This was my BYU-I Senior Project, completed in 2018. The goal of the project was to implement an OCR that would read an alphabet I made-up of about 30 unique characters.
I created a training set of data by writing out the symbols myself in a Rocketbook (a notebook with pages designed to be scanned intodata/rty.jpg google drive with an app) a few times, and then getting some additional training data by having friends copy the symbols themselves, and making the images black/white.
I would then reduce the images to binary vectors and do dimensionality reduction to produce a handful of Eigenfaces for each symbol, which was the ML part of the project. To categorize an image of a character, the program would mathematically project it onto the eigenfaces for each character, and then compare the result to the actual image. The closest result would be chosen as the winner.
I love coding, but I don't always have a computer on me. I also love the aesthetic and feeling of handwriting. There were several times when I wished that I could do some actual coding using a pen and paper.
This project's main vision was creating a language of symbols that would be easier for the computer to recognize than the Latin alphabet or the symbols present on the keyboard. One could then write using these symbols (or a mix of these symbols and English characters) to create a hand-written script. This script would be scanned with a mobile app, which would produce actual code and be able to verify that the code worked as expected.
Perhaps not the most practical product or dream, but I liked it. It was also an excuse to exercise some new skills: Machine learning, Haskell, and linear algebra.
If I recall correctly, results accuracy was around 80%, even after limiting the alphabet to a smaller subset of 26 characters. This was pretty disappointing to me, but given the limited timeframe and dataset. Besides, the main goal was to stretch my skills and learn something new through application, and that was certainly achieved.

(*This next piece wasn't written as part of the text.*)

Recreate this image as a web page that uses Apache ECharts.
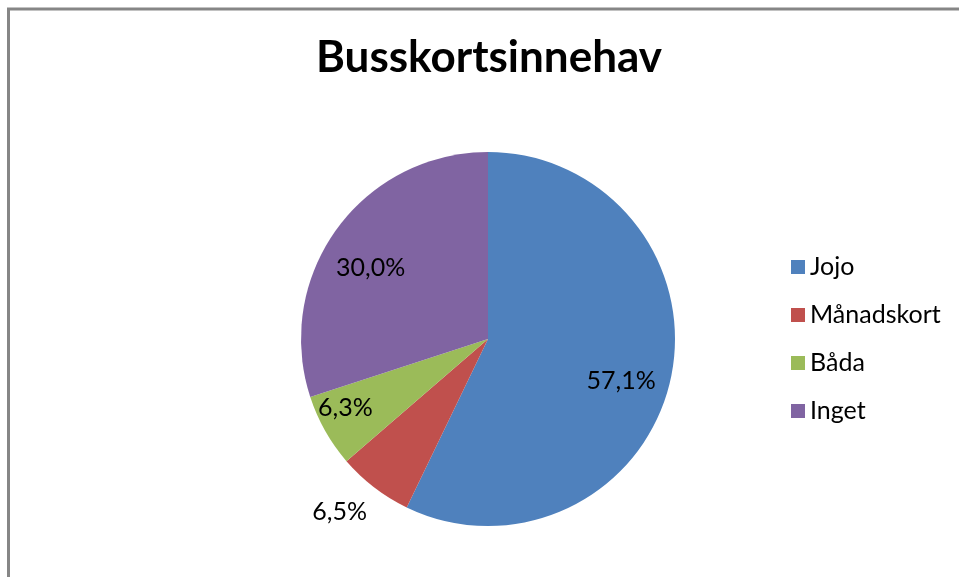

If I could do it again, I would have a much larger training set on fewer outputs. I made the alphabet too large to ask others to produce several copies, and for me to manually enter into the training data.
I also realized much later that I had accidentally given my friends an older draft of the language to copy, where a few of the symbols had been changed. This meant that some of the characters actually had two differnt symbols assigned to them in the data.